As noted, the complaint in the unfair labor practice proceeding was issued in February 1952, more than twelve months after the affidavit of August 30, 1950. Section 9 (h) provides that no investigation shall be made or complaint issued on behalf of a union unless there is on file with the Board a non-Communist affidavit of each officer “executed contemporaneously or within the preceding twelve-month period.” There was no charge against Gold for filing a false affidavit in 1951. The Court of Appeals met that difficulty by presuming that a person who was a Communist in 1950 continued as such through 1951 and through the critical date of February 1952, in absence of evidence showing a change in the factual situation.
For the reasons stated in Leedom v. International Union, ante, p. 145, we conclude that the sole sanction for the filing of a false affidavit under § 9 (h) is the criminal penalty imposed on the officer who files a false affidavit, not decompliance of the union nor the withholding of the benefits of the Act that are granted once the specified officers file their § 9 (h) affidavits. Having so concluded, we find it unnecessary to reach the collateral phases of this controversy.
Reversed.
In February 1955 this union merged with Amalgamated Meat Cutters & Butcher Workers of North America, petitioner in this case.

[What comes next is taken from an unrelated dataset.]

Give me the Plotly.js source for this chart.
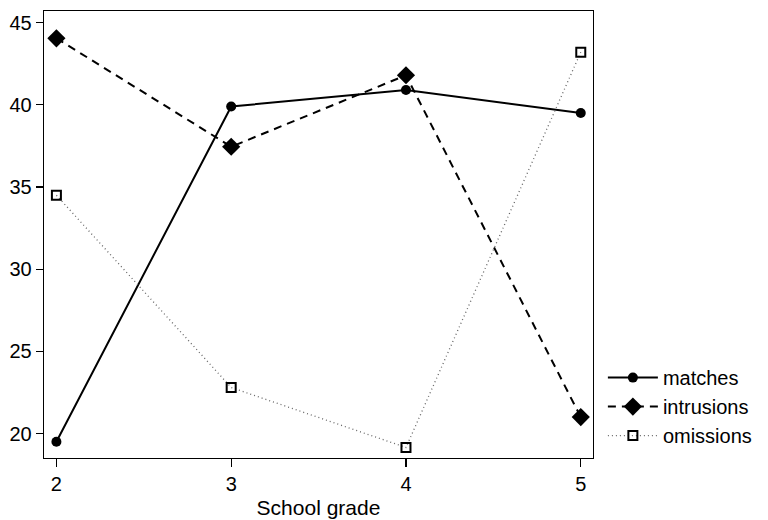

The judgment of conviction was affirmed by an equally divided Court of Appeals, sitting en banc. Gold v. United States, 99 U. S. App. D. C. 136, 237 F. 2d 764. We granted certiorari on October 8, 1956. 352 U. S. 819.
It was on this phase of the case that Judge Stewart dissented:
“A jury has found that in 1950 Gold was both a Communist and a liar, to put it bluntly. Yet to indulge in the presumption that he was therefore guilty of committing a criminal offense a year later in filing the 1951 affidavit is further than I can go on the record before us.” 226 F. 2d, at 200.
Note 2, supra.
Concurring Opinion
concurring.
I agree that decompliance of the union is not a sanction authorized by § 9 (h). But this case presents another consideration that cannot be overlooked in the due administration of justice and that, standing alone, would lead me to reverse the judgment of the Court of Appeals. As stated below in the dissenting opinion of Judge Stewart:
“A court of competent jurisdiction has found that Gold’s affidavit of August 30, 1950, was false. The critical date as to compliance with § 9 (h) of the National Labor Relations Act as amended was the date of issuance of the Board’s complaint. N. L. R. B. v. Dant, 344 U. S. 375 .... If the complaint had issued during the twelve month period while this false affidavit was in effect, the question before us would be clear cut. That, however, is not the case.
*157 “In August of 1951 Gold filed a new non-Communist affidavit, and it was during the effective period of that affidavit that the complaint in this case issued. No court has found that affidavit to be false. It is true that the Board found in 1954 that the Union was not at that time in compliance with § 9 (h). Assuming the Board had power to make such a finding, and assuming further that it be considered a finding that the 1951 affidavit was false, it must, I should think, be supported, like any Board finding, by substantial evidence, considering the record as a whole. We have no such record before us. Indeed, it appears that the question of the truth or falsity of the 1951 affidavit has never been heard on the merits. [Footnote omitted.]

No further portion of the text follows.